@Stephen, to be editing in CMYK makes comping problematic in my opinion since blend modes in CMYK can produce strange results (Especially if you have any amount of GCR in an image). It is so much easier to work in ECI RGB than in CMYK. Even if CMYK may be the output I am sure any retouch should be easily adaptable to other media than print.
Lukas, what you say makes a lot of sense, and yes, Lab mode and RGB mode are often better retouching/compositing modes than CMYK, even more so when one has to do a lot of "heavy lifting". For simple stuff, staying in CMYK is not a problem.
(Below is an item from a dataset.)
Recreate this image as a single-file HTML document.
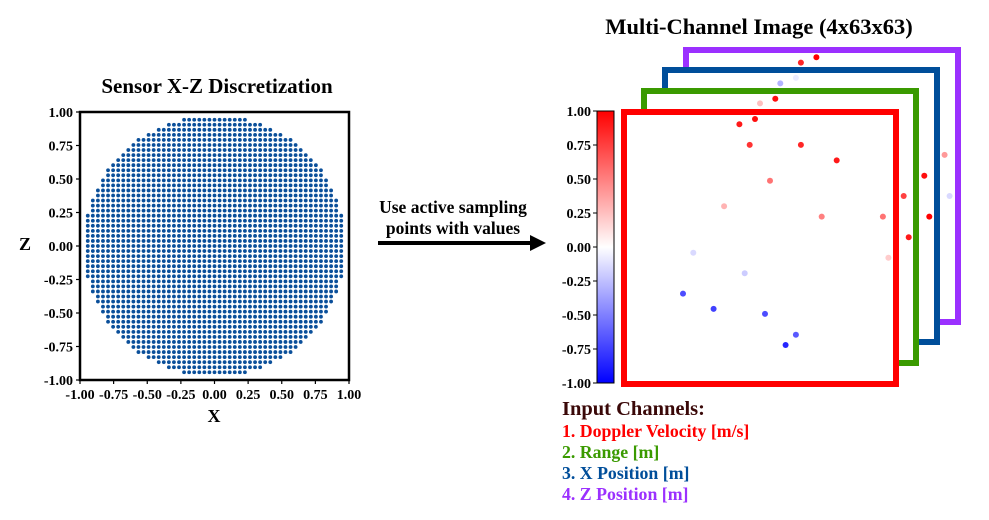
<!DOCTYPE html>
<html><head><meta charset="utf-8"><style>
body{margin:0;background:#fff;}
svg{display:block;font-family:"Liberation Serif",serif;font-weight:bold;}
</style></head><body>
<svg id="s" width="989" height="520" viewBox="0 0 989 520">
<g id="left"></g>
<g id="mid">
<text x="453" y="213" font-size="17.5" text-anchor="middle">Use active sampling</text>
<text x="453" y="234" font-size="17.5" text-anchor="middle">points with values</text>
<line x1="378" y1="243" x2="532" y2="243" stroke="#000" stroke-width="4"/>
<polygon points="530,235 546,243 530,251" fill="#000"/>
</g>
<g id="right"></g>
<g>
<text x="562" y="415" font-size="20.5" fill="#3a0808">Input Channels:</text>
<text x="562" y="437" font-size="17.8" fill="#ff0000">1. Doppler Velocity [m/s]</text>
<text x="562" y="458" font-size="17.8" fill="#3a9a00">2. Range [m]</text>
<text x="562" y="479" font-size="17.8" fill="#004e9a">3. X Position [m]</text>
<text x="562" y="500" font-size="17.8" fill="#9b30ff">4. Z Position [m]</text>
</g>
</svg>
<script>
const NS="http://www.w3.org/2000/svg";
const tickVals=[-1,-0.75,-0.5,-0.25,0,0.25,0.5,0.75,1];
const tickLabels=["-1.00","-0.75","-0.50","-0.25","0.00","0.25","0.50","0.75","1.00"];
const gridHalfCount=[26];
const gridRadius=[0.975];
// sample points: u,v normalized to front frame, and value
const ptU=[0.703,0.647,0.573,0.629,0.500,0.555,0.426,0.482,0.463,0.647,0.776,0.536,0.371,0.722,0.942,1.017,1.091,1.109,1.035,1.164,1.182,0.962,0.260,0.445,0.223,0.333,0.518,0.629,0.592];
const ptV=[-0.186,-0.167,-0.092,-0.112,-0.020,-0.037,0.055,0.036,0.129,0.129,0.185,0.258,0.350,0.387,0.387,0.313,0.240,0.387,0.461,0.165,0.313,0.535,0.517,0.591,0.664,0.719,0.737,0.812,0.849];
const ptVal=[1.0,0.85,-0.3,-0.08,0.25,0.95,0.9,0.95,0.8,0.85,0.9,0.55,0.3,0.5,0.55,0.75,0.95,1.0,0.9,0.4,-0.15,0.2,-0.15,-0.2,-0.7,-0.75,-0.7,-0.65,-0.85];
const cbTicks=[1,0.75,0.5,0.25,0,-0.25,-0.5,-0.75,-1];
const cbLabels=["1.00","0.75","0.50","0.25","0.00","-0.25","-0.50","-0.75","-1.00"];

function mk(tag,attrs,parent,name,inter){const e=document.createElementNS(NS,tag);for(const k in attrs)e.setAttribute(k,attrs[k]);parent.appendChild(e);


return e;}
function txt(x,y,s,size,anchor,parent,name){const t=mk('text',{x:x,y:y,'font-size':size,'text-anchor':anchor},parent,name,false);t.textContent=s;return t;}

// LEFT
const L=document.getElementById('left');
const x0=80,x1=349,y0=112,y1=380;
const sx=v=>x0+(v+1)/2*(x1-x0), sy=v=>y1-(v+1)/2*(y1-y0);
txt(217,93,"Sensor X-Z Discretization",21,"middle",L,"left-title");
const dots=mk('g',{fill:"#0a4f9a"},L,"sensor-points",false);
const n=gridHalfCount[0],step=1/n*0.98;
for(let i=-n;i<=n;i++)for(let j=-n;j<=n;j++){const a=i*step,b=j*step;if(a*a+b*b<=gridRadius[0]*gridRadius[0]){
 mk('circle',{cx:sx(a).toFixed(2),cy:sy(b).toFixed(2),r:1.9},dots,"sensor-point",false);}}
mk('rect',{x:x0,y:y0,width:x1-x0,height:y1-y0,fill:"none",stroke:"#000","stroke-width":2.5},L,"plot-frame",false);
tickVals.forEach((v,k)=>{
 mk('line',{x1:sx(v),y1:y1,x2:sx(v),y2:y1+4,stroke:"#000","stroke-width":1.2},L,"x-tick",false);
 txt(sx(v),y1+19,tickLabels[k],14,"middle",L,"x-tick-label");
 mk('line',{x1:x0-4,y1:sy(v),x2:x0,y2:sy(v),stroke:"#000","stroke-width":1.2},L,"y-tick",false);
 txt(x0-7,sy(v)+5,tickLabels[k],14,"end",L,"y-tick-label");
});
txt(214,422,"X",18,"middle",L,"x-axis-title");
txt(25,250,"Z",18,"middle",L,"y-axis-title");

// RIGHT
const R=document.getElementById('right');
txt(759,34,"Multi-Channel Image (4x63x63)",22.5,"middle",R,"right-title");
const frames=[["#9b30ff",683,47,"frame-z-position"],["#004e9a",662,67,"frame-x-position"],["#3a9a00",641,88,"frame-range"],["#ff0000",621,109,"frame-doppler"]];
const FS=278,BW=6;
frames.forEach(f=>mk('rect',{x:f[1]+BW/2,y:f[2]+BW/2,width:FS-BW,height:FS-BW,fill:"#fff",stroke:f[0],"stroke-width":BW},R,f[3],false));
const pu=u=>621+u*FS, pv=v=>109+v*FS;
function bwr(v){let r,g,b;if(v<0){r=g=Math.round((1+v)*255);b=255;}else{r=255;g=b=Math.round((1-v)*255);}return `rgb(${r},${g},${b})`;}
const pts=mk('g',{},R,"sample-points",false);
ptU.forEach((u,i)=>mk('circle',{cx:pu(u).toFixed(1),cy:pv(ptV[i]).toFixed(1),r:3,fill:bwr(ptVal[i])},pts,"sample-point",false));
// colorbar
const defs=mk('defs',{},R,"defs",false);
const lg=mk('linearGradient',{id:"cbg",x1:0,y1:0,x2:0,y2:1},defs,"colorbar-gradient",false);
[[0,"#ff0000"],[0.5,"#ffffff"],[1,"#0000ff"]].forEach(s=>mk('stop',{offset:s[0],'stop-color':s[1]},lg,"gradient-stop",false));
const cx0=597,cx1=614,cy0=111,cy1=383;
mk('rect',{x:cx0,y:cy0,width:cx1-cx0,height:cy1-cy0,fill:"url(#cbg)",stroke:"#000","stroke-width":1},R,"colorbar",false);
const cy=v=>cy0+(1-v)/2*(cy1-cy0);
cbTicks.forEach((v,k)=>{
 mk('line',{x1:cx0-4,y1:cy(v),x2:cx0,y2:cy(v),stroke:"#000","stroke-width":1},R,"colorbar-tick",false);
 txt(cx0-6,cy(v)+5,cbLabels[k],14,"end",R,"colorbar-tick-label");
});
</script>
</body></html>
That being said, my suggestion of going from raw camera data, to ProPhoto RGB and then perceptually to CMYK was to preserve any possible important visual details that may possibly be clipped if the discussed workflow of using ECI RGB before the final CMYK conversion. If ProPhoto to CMYK detail was preserved without going to ECI RGB, one could blend the data into the ECI RGB image. This could be done by converting the CMYK data to ECI RGB - or one could use Apply Image to directly move single channel data from the CMYK file into the RGB file. This would be done using layers, layer masks etc.
Also, one could simply blend in the ProPhoto to CMYK data directly into a final ECI to CMYK conversion, as the blending would be very simple and one should not need special effects blending modes.
With a raw camera data workflow, one can simply setup their preferred rendering instructions in ACR, then render out to ProPhoto - then perceptually map to CMYK. One can then render to ECI and then perceptually map to CMYK. These "conversions" may simply happen on the fly as a softproof. One can then compare the two files to see if anything critical is going to be lost in the ECI RGB conversion. This should be pretty fast and easy to do upstream early in the workflow, before any retouching or other work is done in Photoshop. At least one knows what is happening with subtle gradations or detail which may be clipped in ECI RGB without the user ever knowing it was there. Remember, the detail may never appear in the monitor or editing colour space and may only show if it was preserved when going from ProPhoto RGB to perceptual CMYK. If one converts to ECI RGB upon receiving the ProPhoto image from ACR - then the data may be clipped and one may never know what one is missing out on! Seems safer to me to open the ACR render as ProPhoto, softproof to CMYK and then make important decisions. Obviously this takes time and the payback for this workflow may be too small for the investment... which is why it is good to test this on a wide range of images before making concrete decisions on a workflow.